My team and I recently made one of the hardest decisions we have ever made. Despite being proud of being a UK-based company achieving success internationally, it was becoming obvious that to take ourselves to the level we wanted to, we needed to set up a physical base in the US. We had resisted for a while – I was hesitant to split our team up over two continents when we have such an incredible chemistry when we are together, and I was reluctant to shake up my life, again, to move to a new country. Because it was inevitably going to be me that had to make the move. My dear co-founder, Joe, is married to my good friend Philippa, who runs a wildly successful fashion PR company in London, and it just wasn’t possible for him to move country without living apart from Philly, or without her giving up her company. Neither were even remotely an option.

On the other hand, I was single, with no commitments… it was inevitably going to be me that moved over to the US. But I resisted, I was scared… of starting again, of living out of a suitcase, of not having my support network of close friends, of not knowing a city intimately like I know London. I have moved country 3 times – Sydney to London, London to Sydney, Sydney to London again – and the thought of doing it again… and leaving my support network and team to embark upon a huge challenge on my own… well, I resisted.

But it was my VP Sales, Jeff Sullivan, who kicked me, necessarily, into action. The challenge of running and working with a remote team while 8 hours timezone away – he said – is hard, but its an overcomeable challenge. The challenge of losing opportunities in the US because we aren’t here, is not overcomeable. It was time, and I was the only one who could do it. So like every superhero/heroine/fantasy character I had ever read about and dreamed I could be like (hey, I’m a geek, of course I do that, you all do!), I prepared to shoulder the burden and fear, and set a date for my departure. I emailed a bunch of my friends to tell them – deliberately, so there was no chickening out. No turning back. Within a month, I had arrived in San Francisco. Why, I am often asked, did you chose San Francisco over New York that has more publishers and advertisers relevant to my business and was fewer hours apart from London? The answer is that I had ascertained in my previous trips to the US that the kind of deals I wanted to win in San Francisco could only be won if I lived in the Bay Area, and was part of the ‘scene’, whereas the deals I wanted to win in New York I could win just by living in the US, not necessarily in New York. I also had more friends in San Francisco, and it made sense to build buzz amidst the home of geek buzz. It has now been 3 months since I moved over. To be fair, almost half that time has not been in San Francisco – I’ve been all over the US and back to London, Dublin and Athens in that time, but regardless, this sense of ‘home’ is starting to deliciously creep in. It hits me as I drive down the I-280 amidst those grand rolling volcanic peaks; it hits me as I walk down streets of such pretty fanciful facades; it hits me as I continually meet such fascinating friendly people, that make me feel immediately at home.

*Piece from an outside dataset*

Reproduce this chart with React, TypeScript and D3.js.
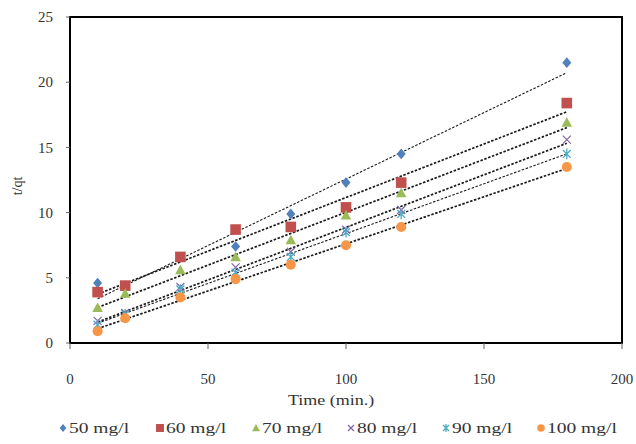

Hannah and I in a helicopter in Vegas

This whole process has been helped immeasurably by the presence of Hannah, one of my team who a year ago asked me if she could one day move to the US with the company, and I promised her I would do that… a year on, I delivered, and to her surprise and delight she was told her dream was coming true and she was moving to the US. Two night ago Hannah moved out of my apartment to her own flat, but before then, for two months, she and I lived together, worked together and socialised together… and strangely, it was actually fun. We explored the city together, ogled at the city’s cute dogs, acted as wing-women to each other at networking events, made each other laugh as we practised Americanisms we learnt from Jersey Shore and The Rachel Zoe Project… we cushioned the cultural shock for each other, and I can’t thank her enough for being such a wonderful companion. As Hannah said at one stage “There is a level of loyalty you feel for the startup you work for, especially when you are part of the early team, that other people cannot conceive of.”

So, two days before my first ever Thanksgiving, I thought it pertinent to give thanks to the ease and joy I have felt moving to San Francisco. Thank you to the people who are so willing to open their arms and welcome a stranger into their circle; thank you to the cerebral stimulation I feel at networking events here; thank you to my team back in London who have felt the challenge that distance inevitably adds to our relationship, and still deliver again and again and again. I have no idea what the future holds, where I will be in a year, what adventures, challenges and achievements are ahead of me, but right now, this is right, being in San Francisco and building my team out here, growing my company, giving this whole thing a real and proper go… this is right.  I’m glad I came to America.